As rioters and the police battled for control of bike rack barriers that were being used as weapons by the mob, she recalled an interaction with one Trump supporter who had “a murderous look in his eyes.” When Kirkland thought the rioter was going to pull her to the ground, she feared she might die, the lawsuit alleges.
“This is going to be it,” she said to herself, according to the complaint.
Later in the day, Kirkland helped emergency personnel in their efforts to get to Ashli Babbitt, the rioter who was fatally shot by a police officer.
Hours later, she had a headache, “but didn’t recall being struck in the head,” according to the lawsuit. The next morning, her vision went “completely black.” She would later see fireworks whenever she opened her eyes, the complaint says.
She was diagnosed with a concussion that day. Since then, her condition has worsened and persisted, and she has needed extensive medical care such as “physical therapy, occupational therapy, speech therapy, visual therapy, and medical management of her complex symptoms,” according to the lawsuit.

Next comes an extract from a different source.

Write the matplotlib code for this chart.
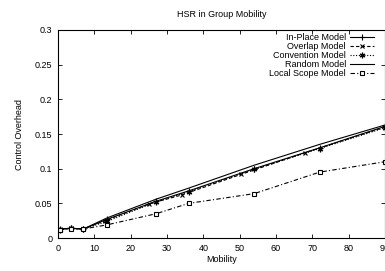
import numpy as np
import matplotlib
matplotlib.use('Agg')
import matplotlib.pyplot as plt

plt.rcParams['font.family'] = ['Liberation Sans', 'DejaVu Sans']

#=====================
# DATA
#=====================
mobility = [0.5, 3.5, 7, 13.5, 27, 36, 54, 72, 90]
mobility_overlap = [0.5, 3.5, 7, 13, 25, 34, 50.5, 68, 90]

in_place = [0.013, 0.014, 0.013, 0.027, 0.053, 0.068, 0.100, 0.130, 0.161]
overlap = [0.013, 0.014, 0.013, 0.025, 0.049, 0.062, 0.092, 0.123, 0.160]
convention = [0.012, 0.014, 0.013, 0.024, 0.052, 0.067, 0.099, 0.129, 0.159]
random_model = [0.013, 0.014, 0.013, 0.029, 0.056, 0.072, 0.105, 0.135, 0.163]
local_scope = [0.012, 0.013, 0.013, 0.019, 0.035, 0.050, 0.064, 0.095, 0.110]

xticks = np.arange(0, 91, 10)
yticks = [0, 0.05, 0.1, 0.15, 0.2, 0.25, 0.3]
ytick_labels = ['0', '0.05', '0.1', '0.15', '0.2', '0.25', '0.3']

fig = plt.figure(figsize=(3.85, 2.71), dpi=100)
ax = fig.add_axes([58 / 385, 33 / 271, 327 / 385, 208 / 271])

lw = 0.8
ax.plot(mobility, in_place, color='black', lw=lw, marker='+', ms=4, mew=0.8,
        label='In-Place Model')
ax.plot(mobility_overlap, overlap, color='black', lw=lw, ls=(0, (3, 2)),
        marker='x', ms=3, mew=0.8, label='Overlap Model')
ax.plot(mobility, convention, color='black', lw=lw, ls=(0, (1, 1.5)),
        marker=(6, 2, 0), ms=4, mew=0.9, label='Convention Model')
ax.plot(mobility, random_model, color='black', lw=lw, label='Random Model')
ax.plot(mobility, local_scope, color='black', lw=lw, ls=(0, (4, 2, 1, 2)),
        marker='s', ms=3.5, mfc='white', mew=0.8, label='Local Scope Model')

ax.set_xlim(0, 90)
ax.set_ylim(0, 0.3)
ax.set_xticks(xticks)
ax.set_yticks(yticks)
ax.set_yticklabels(ytick_labels)
ax.tick_params(direction='in', top=True, right=True, length=3, width=0.6,
               labelsize=6.5, pad=4)
for s in ax.spines.values():
    s.set_linewidth(0.8)

ax.set_title('HSR in Group Mobility', fontsize=6.5, pad=9)
ax.set_xlabel('Mobility', fontsize=6.5, labelpad=2)
ax.set_ylabel('Control Overhead', fontsize=6.5, labelpad=8)

leg = ax.legend(loc='upper right', bbox_to_anchor=(0.985, 1.015),
                frameon=False, markerfirst=False,
                fontsize=6.5, handlelength=2.6, labelspacing=0.0,
                borderaxespad=0.3, handletextpad=0.5)
for t in leg.get_texts():
    t.set_ha('right')

fig.savefig('out.png', dpi=100)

The headaches have stayed with her for more than a year, she says.
“Officer Kirkland endured an odyssey in which she started as one of the twenty or so USCP officers sent to the West Front of the United States Capitol, and ended covered in chemical spray, blood, with a traumatic brain injury that would cost her a year of her personal and professional life, and physical and personal injuries that will be with her indefinitely,” the lawsuit says.
A year after the riot, Kirkland says she lives with the memory of being attacked by a mob that she believes was incited by Trump.
“The impact on Officer Kirkland’s physical and emotional health, and on her personal and professional life, have been enormous,” the lawsuit says.
Kirkland is demanding a trial by jury.